I've done this on a machine I hadn't touched in over 6 months.  And,
surprisingly, I was relieved that it came out fine. Though I did have
the advantage of:

      * Having another machine that I upgrade regularly and so know what
        to look out for
      * I read and react to, if necessary, the elog messages from the
        ebuild chatter (I have them sent to my mailbox)
      * Checking the bug database if I run into a snag
      * General experience on how to maintain a (Gentoo) system

That and, if a particular version does not work out for you, you often
can downgrade to an older version.  Or if you don't like the way
something is built, even with the available USE flags, you can usually
keep a simple patch and keep your own version in a private overlay.  I
love this stuff.  This is why I use Gentoo.

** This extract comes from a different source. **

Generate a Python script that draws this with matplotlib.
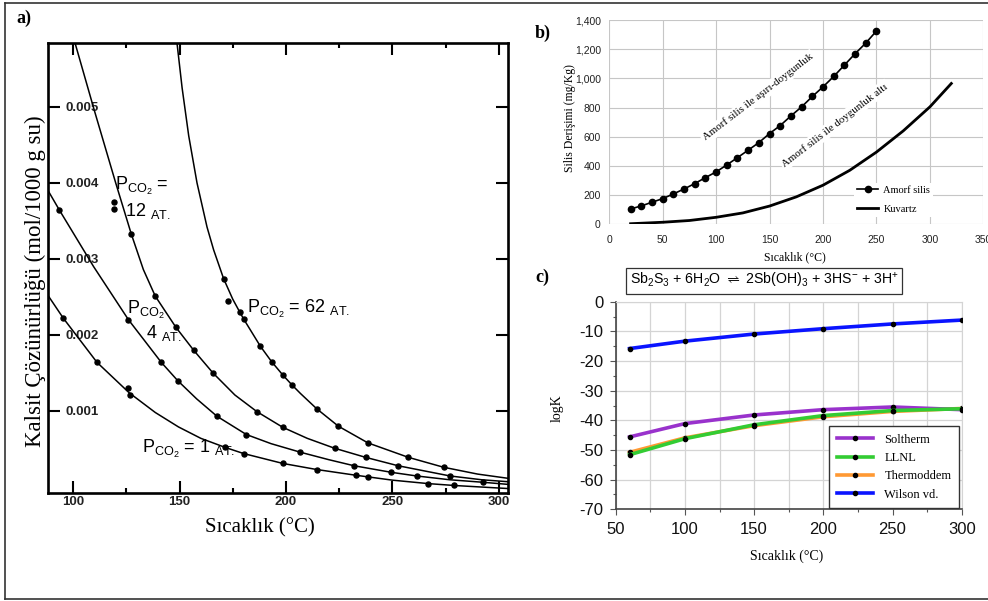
import numpy as np
import matplotlib
matplotlib.use('Agg')
import matplotlib.pyplot as plt
from matplotlib.lines import Line2D
from matplotlib.ticker import FuncFormatter, MultipleLocator

plt.rcParams['font.family'] = ['Liberation Sans', 'DejaVu Sans']
plt.rcParams['mathtext.fontset'] = 'custom'
plt.rcParams['mathtext.rm'] = 'Liberation Sans'
plt.rcParams['mathtext.it'] = 'Liberation Sans:italic'
plt.rcParams['mathtext.bf'] = 'Liberation Sans:bold'
plt.rcParams['mathtext.fallback'] = 'stixsans'
plt.rcParams['axes.unicode_minus'] = False

SERIF = ['Liberation Serif', 'DejaVu Serif']

# --- panel a: calcite solubility (x 1e-3 mol / 1000 g) ---
t62_line = [148.8, 151.2, 154.3, 158.2, 162.9, 166.0, 170.7, 175.0, 178.3, 180.1, 188.0, 193.2,
            198.6, 202.9, 206.8, 214.4, 224.6, 238.5, 257.5, 274.0, 290.0, 304.1]
c62_line = [5.84, 5.25, 4.62, 4.00, 3.42, 3.12, 2.74, 2.47, 2.30, 2.21, 1.85, 1.65,
            1.47, 1.34, 1.23, 1.03, 0.80, 0.58, 0.39, 0.26, 0.17, 0.115]
t62_dots = [170.7, 172.8, 178.3, 180.1, 188.0, 193.2, 198.6, 202.9, 214.4, 224.6, 238.5, 257.5, 274.0]
c62_dots = [2.74, 2.44, 2.30, 2.21, 1.85, 1.65, 1.47, 1.34, 1.03, 0.80, 0.58, 0.39, 0.26]

t12_line = [100.9, 110.0, 120.0, 127.3, 133.0, 138.6, 148.3, 156.6, 165.7, 176.0, 186.4, 198.5,
            210.0, 222.8, 237.4, 252.6, 277.1, 292.0, 304.1]
c12_line = [5.84, 4.95, 4.00, 3.33, 2.86, 2.51, 2.10, 1.80, 1.50, 1.21, 0.99, 0.785,
            0.64, 0.51, 0.39, 0.28, 0.145, 0.095, 0.07]
t12_dots = [119.0, 119.0, 127.3, 138.6, 148.3, 156.6, 165.7, 186.4, 198.5, 222.8, 237.4, 252.6, 277.1]
c12_dots = [3.75, 3.65, 3.33, 2.51, 2.10, 1.80, 1.50, 0.99, 0.785, 0.51, 0.39, 0.28, 0.145]

t4_line = [88.2, 93.6, 109.6, 126.0, 141.4, 149.1, 158.0, 167.6, 181.4, 193.0, 206.8, 220.0,
           231.9, 249.5, 261.4, 277.0, 292.6, 304.1]
c4_line = [3.90, 3.64, 2.90, 2.20, 1.64, 1.40, 1.16, 0.93, 0.69, 0.57, 0.457, 0.36,
           0.28, 0.193, 0.145, 0.095, 0.062, 0.035]
t4_dots = [93.6, 126.0, 141.4, 149.1, 167.6, 181.4, 206.8, 231.9, 249.5, 261.4, 292.6]
c4_dots = [3.64, 2.20, 1.64, 1.40, 0.93, 0.69, 0.457, 0.28, 0.193, 0.145, 0.062]

t1_line = [88.2, 95.4, 111.2, 126.3, 138.6, 149.5, 160.0, 171.5, 180.1, 198.5, 214.4, 232.7,
           250.0, 266.7, 279.0, 304.1]
c1_line = [2.52, 2.22, 1.64, 1.24, 0.98, 0.79, 0.64, 0.52, 0.44, 0.31, 0.23, 0.155,
           0.09, 0.045, 0.02, -0.02]
t1_dots = [95.4, 111.2, 125.7, 126.8, 171.5, 180.1, 198.5, 214.4, 232.7, 238.7, 266.7, 279.0]
c1_dots = [2.22, 1.64, 1.30, 1.21, 0.52, 0.44, 0.31, 0.23, 0.155, 0.135, 0.045, 0.02]

a_xticks = [100, 150, 200, 250, 300]
a_yticks = [0.001, 0.002, 0.003, 0.004, 0.005]
a_ylabels = ['0.001', '0.002', '0.003', '0.004', '0.005']

# --- panel b: silica concentration ---
t_amorf = [20, 30, 40, 50, 60, 70, 80, 90, 100, 110, 120, 130, 140, 150, 160, 170,
           180, 190, 200, 210, 220, 230, 240, 250]
amorf = [105, 126, 151, 176, 208, 242, 279, 320, 359, 407, 457, 508, 560, 622, 677, 743,
         805, 876, 942, 1013, 1091, 1169, 1242, 1325]
t_kuvartz = [20, 50, 75, 100, 125, 150, 175, 200, 225, 250, 275, 300, 320]
kuvartz = [4, 14, 26, 48, 78, 125, 188, 268, 370, 495, 640, 805, 965]

# --- panel c: logK ---
t_logk = [60, 100, 150, 200, 250, 300]
soltherm = [-45.6, -41.1, -38.2, -36.4, -35.5, -36.4]
llnl = [-51.6, -46.2, -41.5, -38.4, -36.7, -36.1]
thermoddem = [-50.8, -45.9, -41.8, -38.8, -37.0, -36.0]
wilson = [-15.8, -13.3, -10.9, -9.1, -7.5, -6.2]

W, H = 988, 601
fig = plt.figure(figsize=(9.88, 6.01), dpi=100)


def fx(x):
    return x / W


def fy(y):
    return 1 - y / H


# ================= a) =================
ax1 = fig.add_axes([fx(48), fy(492.7), 460 / W, 449.7 / H])
for t, c in [(t62_line, c62_line), (t12_line, c12_line), (t4_line, c4_line), (t1_line, c1_line)]:
    ax1.plot(t, np.array(c) * 1e-3, color='black', lw=1.1)
for t, c in [(t62_dots, c62_dots), (t12_dots, c12_dots), (t4_dots, c4_dots), (t1_dots, c1_dots)]:
    ax1.plot(t, np.array(c) * 1e-3, 'o', color='black', ms=3.6)
ax1.set_xlim(88.2, 304.3)
ax1.set_ylim(-0.075e-3, 5.84e-3)
ax1.set_xticks(a_xticks)
ax1.set_xticks([125, 175, 225, 275], minor=True)
ax1.set_yticks(a_yticks)
ax1.set_yticklabels(a_ylabels)
ax1.tick_params(which='both', direction='in', top=True, right=True, width=1.5, color='black')
ax1.tick_params(which='major', length=8.5)
ax1.tick_params(which='minor', length=3.6)
ax1.tick_params(axis='x', labelsize=9.5, pad=2.5, labelcolor='#222')
ax1.tick_params(axis='y', labelsize=9.5, pad=-12.5, labelcolor='#222')
for lbl in ax1.get_yticklabels():
    lbl.set_horizontalalignment('left')
    lbl.set_fontweight('bold')
for lbl in ax1.get_xticklabels():
    lbl.set_fontweight('bold')
for s in ax1.spines.values():
    s.set_linewidth(1.9)

ax1.text(119.8, 3.91e-3, r'P$_{\mathrm{CO_2}}$ =', fontsize=13, ha='left', va='baseline')
ax1.text(124.5, 3.57e-3, r'12 $_{\mathrm{AT.}}$', fontsize=13, ha='left', va='baseline')
ax1.text(125.3, 2.28e-3, r'P$_{\mathrm{CO_2}}$', fontsize=13, ha='left', va='baseline')
ax1.text(134.2, 1.96e-3, r'4 $_{\mathrm{AT.}}$', fontsize=13, ha='left', va='baseline')
ax1.text(181.7, 2.29e-3, r'P$_{\mathrm{CO_2}}$ = 62 $_{\mathrm{AT.}}$', fontsize=13, ha='left', va='baseline')
ax1.text(132.3, 0.45e-3, r'P$_{\mathrm{CO_2}}$ = 1 $_{\mathrm{AT.}}$', fontsize=13, ha='left', va='baseline')

fig.text(fx(260), fy(528), 'Sıcaklık (°C)', family=SERIF, fontsize=15, ha='center', va='center')
fig.text(fx(35), fy(281), 'Kalsit Çözünürlüğü (mol/1000 g su)', family=SERIF, fontsize=16.5,
         rotation=90, ha='center', va='center')
fig.text(fx(16), fy(18), 'a)', family=SERIF, fontsize=13, fontweight='bold', ha='left', va='center')

# ================= b) =================
ax2 = fig.add_axes([fx(609.2), fy(224.3), 374.2 / W, 204.3 / H])
ax2.plot(t_amorf, amorf, '-o', color='black', lw=1.2, ms=4.5, label='Amorf silis', zorder=3)
ax2.plot(t_kuvartz, kuvartz, '-', color='black', lw=2.0, label='Kuvartz', zorder=3)
ax2.set_xlim(0, 350)
ax2.set_ylim(0, 1400)
ax2.set_xticks(range(0, 351, 50))
ax2.set_yticks(range(0, 1401, 200))
ax2.yaxis.set_major_formatter(FuncFormatter(lambda v, p: f'{v:,.0f}'))
ax2.grid(True, color='#c6c6c6', lw=0.8)
ax2.set_axisbelow(True)
for s in ax2.spines.values():
    s.set_visible(False)
ax2.tick_params(length=0, labelsize=7.5, labelcolor='#222')
ax2.tick_params(axis='x', pad=8)
ax2.tick_params(axis='y', pad=6)
ax2.text(139.2, 872, 'Amorf silis ile aşırı-doygunluk', family=SERIF, fontsize=7.8, rotation=37.5,
         ha='center', va='center', rotation_mode='anchor',
         bbox=dict(facecolor='white', edgecolor='none', pad=1.5))
ax2.text(211.2, 680, 'Amorf silis ile doygunluk altı', family=SERIF, fontsize=7.8, rotation=37.5,
         ha='center', va='center', rotation_mode='anchor',
         bbox=dict(facecolor='white', edgecolor='none', pad=1.5))
leg2 = ax2.legend(loc='center left', bbox_to_anchor=(0.655, 0.12), borderaxespad=0,
                  prop=dict(family=SERIF, size=7.5), frameon=True, fancybox=False,
                  facecolor='white', edgecolor='none', framealpha=1,
                  handlelength=2.0, handletextpad=0.5, labelspacing=0.9, borderpad=0.3)
fig.text(fx(795), fy(257), 'Sıcaklık (°C)', family=SERIF, fontsize=8.5, ha='center', va='center')
fig.text(fx(570), fy(118), 'Silis Derişimi (mg/Kg)', family=SERIF, fontsize=8.5,
         rotation=90, ha='center', va='center')
fig.text(fx(535), fy(33), 'b)', family=SERIF, fontsize=13, fontweight='bold', ha='left', va='center')

# ================= c) =================
ax3 = fig.add_axes([fx(615.7), fy(509.3), 346 / W, 207.6 / H])
series = [('Soltherm', soltherm, '#9932CC', 3),
          ('LLNL', llnl, '#33CC33', 3),
          ('Thermoddem', thermoddem, '#FF9933', 2),
          ('Wilson vd.', wilson, '#0A14FF', 3)]
for name, vals, col, z in series:
    ax3.plot(t_logk, vals, color=col, lw=2.6, marker='o', ms=3, mfc='black', mec='black',
             label=name, zorder=z)
ax3.set_xlim(50, 300)
ax3.set_ylim(-70, 0)
ax3.set_xticks(range(50, 301, 50))
ax3.set_yticks(range(-70, 1, 10))
ax3.xaxis.set_minor_locator(MultipleLocator(25))
ax3.yaxis.set_minor_locator(MultipleLocator(5))
ax3.grid(which='major', color='#d4d4d4', lw=0.9)
ax3.grid(which='minor', axis='x', color='#d4d4d4', lw=0.9)
ax3.set_axisbelow(True)
ax3.tick_params(which='major', length=4, width=0.8, color='#555', labelsize=12, pad=5, labelcolor='#111')
ax3.tick_params(which='minor', length=2.5, width=0.8, color='#555')
ax3.spines['left'].set_color('#444')
ax3.spines['bottom'].set_color('#444')
ax3.spines['left'].set_linewidth(1.2)
ax3.spines['bottom'].set_linewidth(1.2)
ax3.spines['top'].set_color('#d4d4d4')
ax3.spines['right'].set_color('#d4d4d4')
leg3 = ax3.legend(loc='lower right', bbox_to_anchor=(0.992, 0.006), borderaxespad=0,
                  prop=dict(family=SERIF, size=9), frameon=True, fancybox=False,
                  edgecolor='#333', framealpha=1, handlelength=2.9, labelspacing=0.5,
                  handletextpad=0.9, borderpad=0.6)
leg3.get_frame().set_linewidth(1.0)

eq = r'Sb$_2$S$_3$ + 6H$_2$O $\rightleftharpoons$ 2Sb(OH)$_3$ + 3HS$^{-}$ + 3H$^{+}$'
fig.text(fx(764), fy(281), eq, fontsize=10.2, ha='center', va='center',
         bbox=dict(boxstyle='square,pad=0.25', facecolor='white', edgecolor='#333', lw=0.9))
fig.text(fx(787), fy(556), 'Sıcaklık (°C)', family=SERIF, fontsize=10, ha='center', va='center')
fig.text(fx(557), fy(408), 'logK', family=SERIF, fontsize=10, rotation=90, ha='center', va='center')
fig.text(fx(535), fy(277), 'c)', family=SERIF, fontsize=13, fontweight='bold', ha='left', va='center')

# frame round the whole figure
for xs, ys in [([fx(5), 1.0], [fy(3), fy(3)]),
               ([fx(5), fx(5)], [fy(3), fy(598.5)]),
               ([fx(5), 1.0], [fy(598.5), fy(598.5)])]:
    fig.add_artist(Line2D(xs, ys, transform=fig.transFigure, color='#333', lw=1.2))

fig.savefig('out.png', dpi=100)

Contrast with another distro I use.  I recently upgraded to version n+1
and am encountering all kinds of problems.  I have versions of software
installed that don't work or don't work the way they used to, but I
can't go back.  I can't install the older versions of packages because
they depend on older versions of libs that no longer exist on version n
+1 (and there are no such thing as SLOTs and revdep-rebuild). And even
if I thought about downgrading the entire distro to version n that
pretty much means a re-install of the entire OS (and then a re-update of
the downgraded OS).   I've submitted two bugs for version n+1 but one
that I submitted in January hasn't even been responded to and the other
was quickly closed as a WONTFIX.

Not to criticize other distros (which is one reason why I didn't even
name it), but my point is that they all have their pluses and minuses.
For me at least, Gentoo comes with fewer minuses and when they do come
they are usually easier to fix/get fixed.  The caveat is that you
actually have to know/care what you're doing.